▶ [TASK TO CARRY OUT]: Everything from the line containing "Emit a component" through the line containing "Chart.register(...registerables);" must be written out exactly, and nothing more; leave any pictures out.

▶ [MATERIAL TO PROCESS]:
** BEGIN **
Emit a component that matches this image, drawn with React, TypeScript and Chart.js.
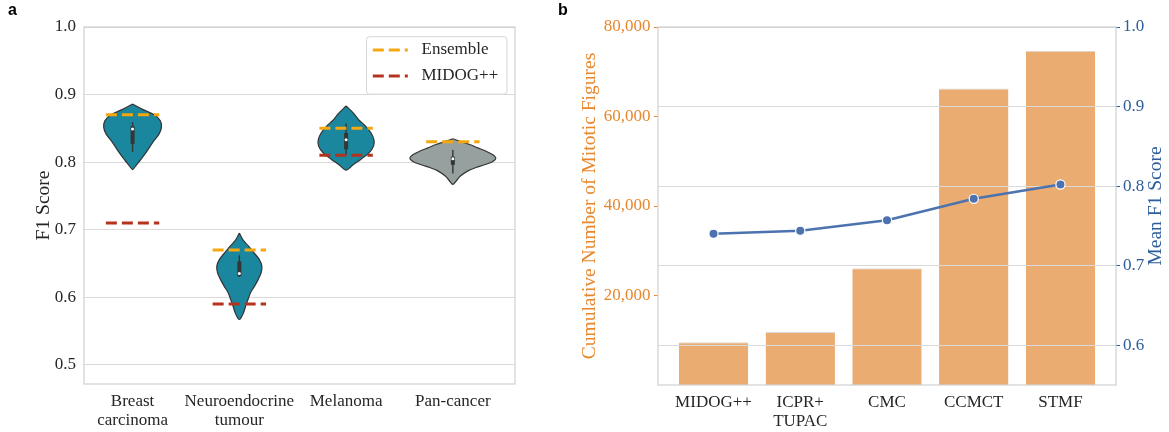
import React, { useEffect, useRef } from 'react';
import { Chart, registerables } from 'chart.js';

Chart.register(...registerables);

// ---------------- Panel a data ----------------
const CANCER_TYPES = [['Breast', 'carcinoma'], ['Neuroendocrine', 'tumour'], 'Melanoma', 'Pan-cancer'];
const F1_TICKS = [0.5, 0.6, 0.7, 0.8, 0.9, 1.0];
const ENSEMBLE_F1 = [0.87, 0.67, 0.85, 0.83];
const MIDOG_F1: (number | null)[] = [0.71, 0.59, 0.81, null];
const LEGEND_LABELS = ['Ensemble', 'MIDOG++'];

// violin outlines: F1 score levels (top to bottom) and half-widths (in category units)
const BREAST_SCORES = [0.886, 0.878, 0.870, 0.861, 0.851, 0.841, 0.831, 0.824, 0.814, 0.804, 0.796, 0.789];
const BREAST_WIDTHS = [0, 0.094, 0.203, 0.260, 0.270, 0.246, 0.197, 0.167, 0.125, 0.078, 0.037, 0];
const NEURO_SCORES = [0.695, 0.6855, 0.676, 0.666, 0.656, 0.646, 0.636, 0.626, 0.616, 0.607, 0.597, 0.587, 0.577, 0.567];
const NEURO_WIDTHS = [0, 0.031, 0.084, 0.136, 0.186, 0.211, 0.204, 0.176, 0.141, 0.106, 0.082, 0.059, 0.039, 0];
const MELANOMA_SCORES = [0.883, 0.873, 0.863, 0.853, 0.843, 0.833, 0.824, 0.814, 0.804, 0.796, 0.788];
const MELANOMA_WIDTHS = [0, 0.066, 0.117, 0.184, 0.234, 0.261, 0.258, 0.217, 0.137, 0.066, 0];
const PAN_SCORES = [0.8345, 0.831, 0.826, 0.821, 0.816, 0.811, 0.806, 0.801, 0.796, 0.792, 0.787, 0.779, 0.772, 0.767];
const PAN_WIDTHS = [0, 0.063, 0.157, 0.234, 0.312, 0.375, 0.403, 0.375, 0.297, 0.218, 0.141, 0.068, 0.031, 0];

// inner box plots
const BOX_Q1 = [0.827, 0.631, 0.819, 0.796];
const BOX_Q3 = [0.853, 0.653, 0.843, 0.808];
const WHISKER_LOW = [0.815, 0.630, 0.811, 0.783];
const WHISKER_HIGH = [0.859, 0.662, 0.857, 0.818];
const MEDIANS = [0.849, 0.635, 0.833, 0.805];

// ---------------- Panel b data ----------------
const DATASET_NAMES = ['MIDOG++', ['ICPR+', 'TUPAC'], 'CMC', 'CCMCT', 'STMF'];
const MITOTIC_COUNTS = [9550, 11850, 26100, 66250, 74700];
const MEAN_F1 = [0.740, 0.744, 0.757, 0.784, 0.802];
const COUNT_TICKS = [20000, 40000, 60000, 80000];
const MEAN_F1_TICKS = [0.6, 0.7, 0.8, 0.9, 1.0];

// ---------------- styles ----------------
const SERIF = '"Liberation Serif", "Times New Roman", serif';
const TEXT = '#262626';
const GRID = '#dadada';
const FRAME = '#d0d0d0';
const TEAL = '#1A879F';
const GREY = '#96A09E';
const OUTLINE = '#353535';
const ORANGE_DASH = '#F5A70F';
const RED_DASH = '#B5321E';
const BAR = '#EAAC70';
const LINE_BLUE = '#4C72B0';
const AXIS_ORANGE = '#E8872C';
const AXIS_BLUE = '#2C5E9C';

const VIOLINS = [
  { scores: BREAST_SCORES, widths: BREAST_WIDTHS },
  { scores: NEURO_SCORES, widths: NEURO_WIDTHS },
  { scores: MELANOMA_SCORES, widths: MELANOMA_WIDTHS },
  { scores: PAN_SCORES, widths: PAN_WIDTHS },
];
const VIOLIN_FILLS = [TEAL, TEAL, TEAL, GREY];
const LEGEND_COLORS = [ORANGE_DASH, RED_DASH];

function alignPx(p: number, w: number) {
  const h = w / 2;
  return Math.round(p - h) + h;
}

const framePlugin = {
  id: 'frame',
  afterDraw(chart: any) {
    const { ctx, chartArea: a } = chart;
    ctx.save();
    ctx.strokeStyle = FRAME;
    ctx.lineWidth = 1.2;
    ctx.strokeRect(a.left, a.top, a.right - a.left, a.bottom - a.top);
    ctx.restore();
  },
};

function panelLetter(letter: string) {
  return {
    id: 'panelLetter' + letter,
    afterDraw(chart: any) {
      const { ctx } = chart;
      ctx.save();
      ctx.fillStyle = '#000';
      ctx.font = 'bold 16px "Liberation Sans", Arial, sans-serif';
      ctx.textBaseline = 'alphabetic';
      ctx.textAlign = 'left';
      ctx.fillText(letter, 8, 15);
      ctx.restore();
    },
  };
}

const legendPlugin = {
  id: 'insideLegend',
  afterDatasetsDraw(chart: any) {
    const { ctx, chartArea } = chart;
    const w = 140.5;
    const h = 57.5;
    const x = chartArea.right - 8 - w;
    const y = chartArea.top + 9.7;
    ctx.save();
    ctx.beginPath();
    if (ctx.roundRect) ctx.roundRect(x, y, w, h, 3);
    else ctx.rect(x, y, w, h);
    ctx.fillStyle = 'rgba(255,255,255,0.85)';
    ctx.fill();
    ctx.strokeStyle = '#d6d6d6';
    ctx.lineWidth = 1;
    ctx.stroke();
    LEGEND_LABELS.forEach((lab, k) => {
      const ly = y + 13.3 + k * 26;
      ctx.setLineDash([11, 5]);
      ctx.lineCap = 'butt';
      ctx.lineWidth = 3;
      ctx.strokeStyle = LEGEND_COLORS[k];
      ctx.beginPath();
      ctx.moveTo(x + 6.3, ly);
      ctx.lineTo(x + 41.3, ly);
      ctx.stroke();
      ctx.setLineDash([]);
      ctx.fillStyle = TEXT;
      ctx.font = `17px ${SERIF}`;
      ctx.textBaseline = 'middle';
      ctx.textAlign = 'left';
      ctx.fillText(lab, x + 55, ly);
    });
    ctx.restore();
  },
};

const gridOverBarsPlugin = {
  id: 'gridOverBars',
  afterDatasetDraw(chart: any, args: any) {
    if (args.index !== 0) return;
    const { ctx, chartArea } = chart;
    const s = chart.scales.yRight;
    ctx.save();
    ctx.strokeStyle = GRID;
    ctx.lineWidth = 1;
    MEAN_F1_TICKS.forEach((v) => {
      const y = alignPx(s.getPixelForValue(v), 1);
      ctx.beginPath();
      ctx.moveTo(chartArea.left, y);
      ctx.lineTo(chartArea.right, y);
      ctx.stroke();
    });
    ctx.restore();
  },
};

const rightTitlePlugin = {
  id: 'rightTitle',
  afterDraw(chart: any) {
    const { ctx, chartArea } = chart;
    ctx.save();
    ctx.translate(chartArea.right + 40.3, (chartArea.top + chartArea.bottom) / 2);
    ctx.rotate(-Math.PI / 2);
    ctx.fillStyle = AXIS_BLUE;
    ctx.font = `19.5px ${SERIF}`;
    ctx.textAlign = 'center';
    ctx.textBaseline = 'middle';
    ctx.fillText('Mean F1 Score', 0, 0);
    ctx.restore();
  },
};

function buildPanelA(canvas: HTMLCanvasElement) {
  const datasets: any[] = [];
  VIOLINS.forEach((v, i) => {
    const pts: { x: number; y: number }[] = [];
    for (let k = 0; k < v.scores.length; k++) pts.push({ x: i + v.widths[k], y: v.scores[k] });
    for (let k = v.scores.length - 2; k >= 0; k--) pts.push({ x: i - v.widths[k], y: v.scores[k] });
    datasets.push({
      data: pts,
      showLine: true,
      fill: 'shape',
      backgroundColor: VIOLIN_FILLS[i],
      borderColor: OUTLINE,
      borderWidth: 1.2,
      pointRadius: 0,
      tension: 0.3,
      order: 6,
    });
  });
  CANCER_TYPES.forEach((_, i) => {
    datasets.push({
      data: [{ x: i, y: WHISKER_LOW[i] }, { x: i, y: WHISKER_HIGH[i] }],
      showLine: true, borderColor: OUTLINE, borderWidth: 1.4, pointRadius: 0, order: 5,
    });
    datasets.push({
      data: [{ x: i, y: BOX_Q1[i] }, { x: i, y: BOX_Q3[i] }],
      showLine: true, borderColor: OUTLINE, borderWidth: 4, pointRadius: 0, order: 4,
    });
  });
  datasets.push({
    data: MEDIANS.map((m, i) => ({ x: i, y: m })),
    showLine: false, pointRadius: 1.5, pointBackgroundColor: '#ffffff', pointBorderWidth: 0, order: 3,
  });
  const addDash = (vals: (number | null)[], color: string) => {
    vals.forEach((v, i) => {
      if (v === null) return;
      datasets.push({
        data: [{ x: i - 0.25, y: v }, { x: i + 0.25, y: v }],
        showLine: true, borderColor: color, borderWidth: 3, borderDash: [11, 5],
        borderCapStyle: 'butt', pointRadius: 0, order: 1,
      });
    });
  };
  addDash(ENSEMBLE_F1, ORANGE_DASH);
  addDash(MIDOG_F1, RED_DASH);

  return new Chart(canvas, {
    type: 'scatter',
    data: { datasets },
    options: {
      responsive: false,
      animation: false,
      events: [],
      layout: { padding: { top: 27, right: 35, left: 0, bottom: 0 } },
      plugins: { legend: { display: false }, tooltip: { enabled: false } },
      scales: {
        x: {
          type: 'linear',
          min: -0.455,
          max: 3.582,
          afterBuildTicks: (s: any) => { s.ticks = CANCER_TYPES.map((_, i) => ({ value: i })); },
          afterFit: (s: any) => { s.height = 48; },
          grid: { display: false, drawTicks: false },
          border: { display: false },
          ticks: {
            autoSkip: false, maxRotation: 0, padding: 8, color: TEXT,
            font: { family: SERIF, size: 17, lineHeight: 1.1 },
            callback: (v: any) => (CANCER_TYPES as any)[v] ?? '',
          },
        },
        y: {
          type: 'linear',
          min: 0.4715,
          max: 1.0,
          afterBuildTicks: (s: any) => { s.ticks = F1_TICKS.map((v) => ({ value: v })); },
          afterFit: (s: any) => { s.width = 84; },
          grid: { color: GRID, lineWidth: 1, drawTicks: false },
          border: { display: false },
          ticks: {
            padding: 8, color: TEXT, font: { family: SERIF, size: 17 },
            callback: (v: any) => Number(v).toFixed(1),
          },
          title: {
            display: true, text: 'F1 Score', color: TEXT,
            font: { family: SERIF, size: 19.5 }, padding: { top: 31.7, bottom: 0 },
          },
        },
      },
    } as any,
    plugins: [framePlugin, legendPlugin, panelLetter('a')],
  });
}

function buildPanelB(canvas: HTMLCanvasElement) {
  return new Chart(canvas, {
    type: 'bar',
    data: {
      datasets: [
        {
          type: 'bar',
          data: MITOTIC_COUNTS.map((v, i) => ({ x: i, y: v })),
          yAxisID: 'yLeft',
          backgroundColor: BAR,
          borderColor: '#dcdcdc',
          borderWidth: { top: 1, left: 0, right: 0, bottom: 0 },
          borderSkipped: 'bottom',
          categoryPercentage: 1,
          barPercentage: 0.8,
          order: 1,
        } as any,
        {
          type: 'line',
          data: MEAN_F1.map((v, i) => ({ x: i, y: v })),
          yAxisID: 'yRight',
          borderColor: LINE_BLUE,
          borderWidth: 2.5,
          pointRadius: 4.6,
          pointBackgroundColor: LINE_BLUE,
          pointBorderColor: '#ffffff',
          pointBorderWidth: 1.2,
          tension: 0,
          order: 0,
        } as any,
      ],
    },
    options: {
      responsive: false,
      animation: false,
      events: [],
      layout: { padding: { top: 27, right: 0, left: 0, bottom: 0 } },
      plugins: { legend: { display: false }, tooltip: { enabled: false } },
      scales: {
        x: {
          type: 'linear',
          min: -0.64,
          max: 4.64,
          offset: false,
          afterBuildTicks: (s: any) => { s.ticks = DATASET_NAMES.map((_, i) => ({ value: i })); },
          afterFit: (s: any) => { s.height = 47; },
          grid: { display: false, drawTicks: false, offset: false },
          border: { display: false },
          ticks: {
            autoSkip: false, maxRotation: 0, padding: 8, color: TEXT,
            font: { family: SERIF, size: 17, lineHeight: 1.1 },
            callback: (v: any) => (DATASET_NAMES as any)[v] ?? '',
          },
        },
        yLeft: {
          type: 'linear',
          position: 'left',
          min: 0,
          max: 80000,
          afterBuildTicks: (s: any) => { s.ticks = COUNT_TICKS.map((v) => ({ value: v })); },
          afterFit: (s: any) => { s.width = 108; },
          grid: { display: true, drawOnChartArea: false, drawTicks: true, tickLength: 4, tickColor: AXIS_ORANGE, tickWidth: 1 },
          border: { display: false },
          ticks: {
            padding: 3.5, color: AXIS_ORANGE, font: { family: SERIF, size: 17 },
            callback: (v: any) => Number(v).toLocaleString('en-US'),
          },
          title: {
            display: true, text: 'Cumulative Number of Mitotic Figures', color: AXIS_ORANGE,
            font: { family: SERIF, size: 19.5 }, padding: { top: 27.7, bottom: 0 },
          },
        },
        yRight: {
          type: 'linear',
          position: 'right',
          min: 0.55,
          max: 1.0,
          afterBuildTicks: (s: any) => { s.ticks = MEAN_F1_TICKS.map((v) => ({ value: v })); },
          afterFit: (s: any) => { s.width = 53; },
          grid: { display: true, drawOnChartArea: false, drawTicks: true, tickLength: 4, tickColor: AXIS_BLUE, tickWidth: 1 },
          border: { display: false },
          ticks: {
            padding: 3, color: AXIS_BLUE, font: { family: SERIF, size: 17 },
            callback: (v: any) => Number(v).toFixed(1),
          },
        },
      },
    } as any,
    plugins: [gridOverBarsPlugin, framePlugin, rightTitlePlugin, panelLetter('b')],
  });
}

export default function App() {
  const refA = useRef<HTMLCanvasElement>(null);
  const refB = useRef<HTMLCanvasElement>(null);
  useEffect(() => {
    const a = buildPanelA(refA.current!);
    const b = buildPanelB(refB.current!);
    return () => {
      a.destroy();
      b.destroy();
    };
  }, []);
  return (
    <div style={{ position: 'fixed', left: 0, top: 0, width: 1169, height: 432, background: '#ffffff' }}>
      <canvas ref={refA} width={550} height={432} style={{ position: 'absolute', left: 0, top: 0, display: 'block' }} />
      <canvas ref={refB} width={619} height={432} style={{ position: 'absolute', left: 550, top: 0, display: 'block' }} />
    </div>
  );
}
** END **
** BEGIN **
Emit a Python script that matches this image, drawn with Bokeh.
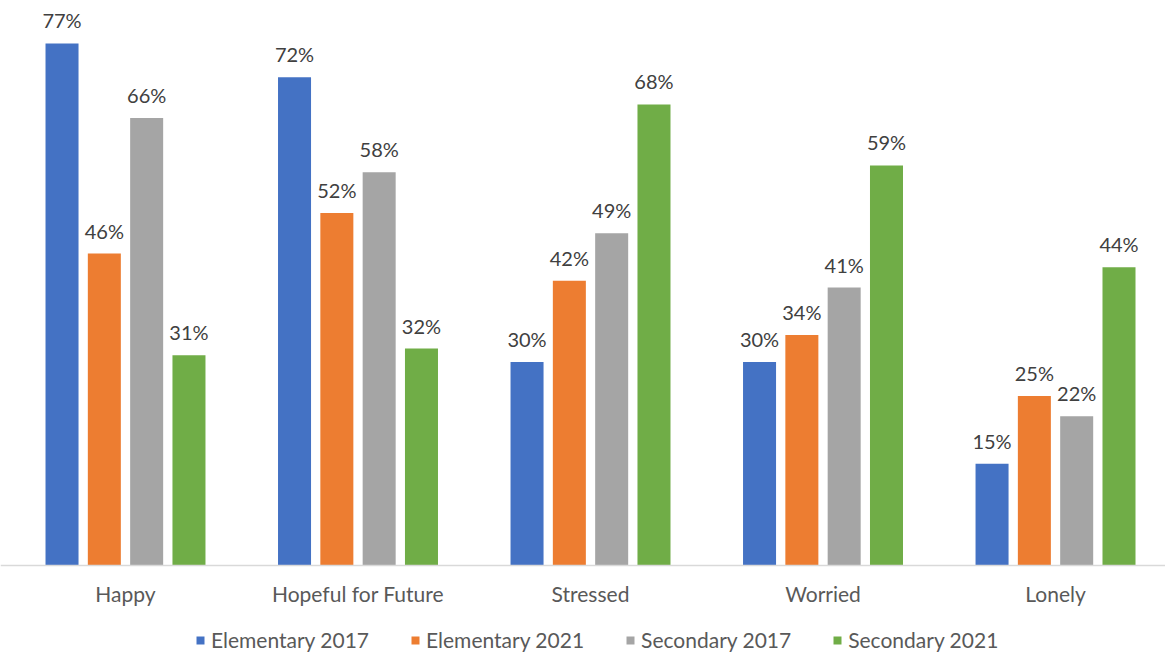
** END **
▶ [RESULT]:
Emit a component that matches this image, drawn with React, TypeScript and Chart.js.
import React, { useEffect, useRef } from 'react';
import { Chart, registerables } from 'chart.js';

Chart.register(...registerables);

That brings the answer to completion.